The peripatetic Council member Franczyk was also present to give a Central Terminal update. So protracted and multifaceted has the process been, that in explaining it, the prolix politico resorted to the words deus ex machina, Machiavellian, labyrinthine, and Byzantine in the same sentence. And he wasn't talking about the architects. Franczyk indicated the city could take the building back in a tax foreclosure as early as Oct. 23, but is unlikely to do so because of liability concerns. Further, a lawsuit by the owners against the IRS to force it to comply with federal law and move into the building is now before a federal court.
Utica architect Michael Bosak, who has studied railroad stations nationally and is writing a book on Utica's Beaux Arts Wunderstation, showed examples of station adaptive reuses in Chattanooga, Indianapolis, Cincinnati, St.
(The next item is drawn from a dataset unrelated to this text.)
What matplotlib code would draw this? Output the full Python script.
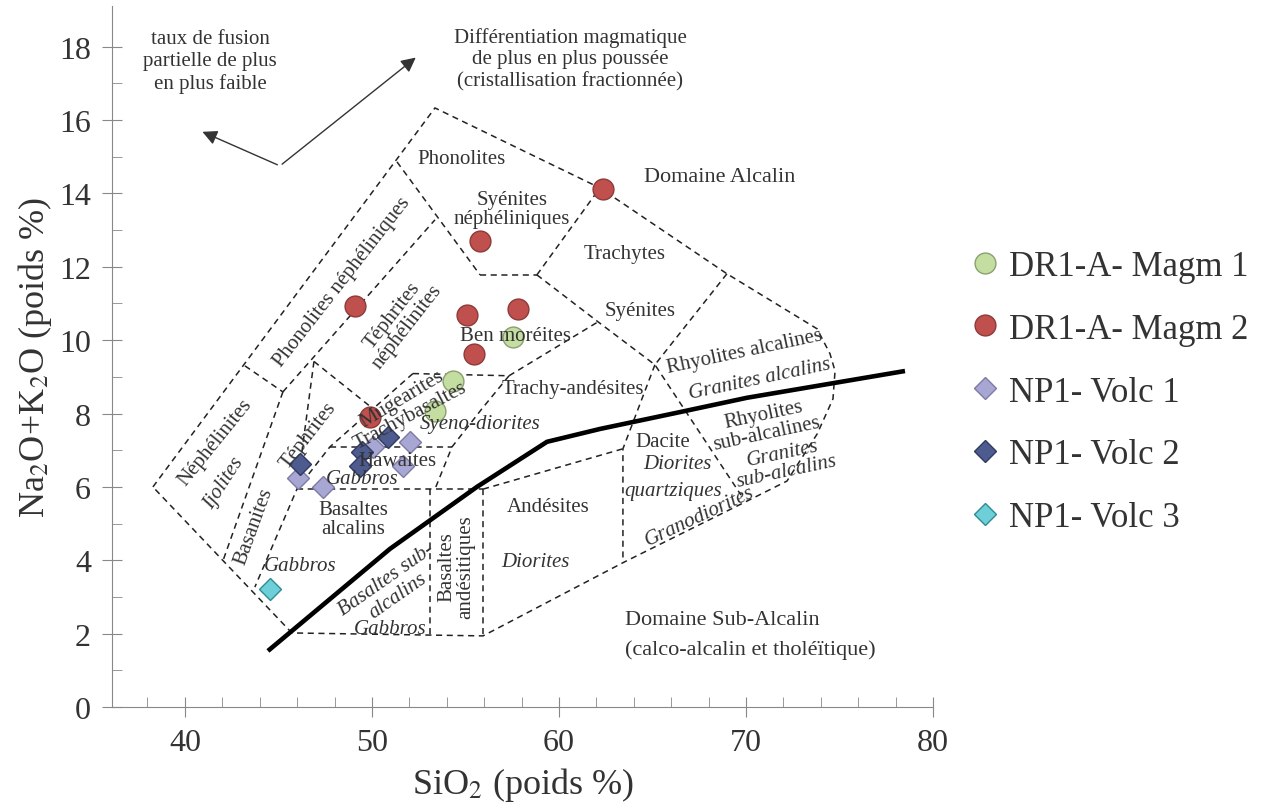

Louis, Kansas City, Washington, and Albany. Afterward he said he just as easily could have shown slides of small town rehabs or large city stations that continue as active stations. Some were close to downtown, some were distant. Some cost $10,000,000, some cost $160,000,000. Some were done with relative sophistication, some were “imaginative.”
Each one was viewed as a money-sucking white elephant: plaster falling, rainwater pooling on floors after falling through stripped roofs, etc. He made reference to the station in Portland, Me. that was toppled in 1961, a fact that brings blood to a boil in Portland even today, where stores sell posters and postcards of the demolition. Urban planner Alex Herlovitch related the history and meaning of railroad stations in general.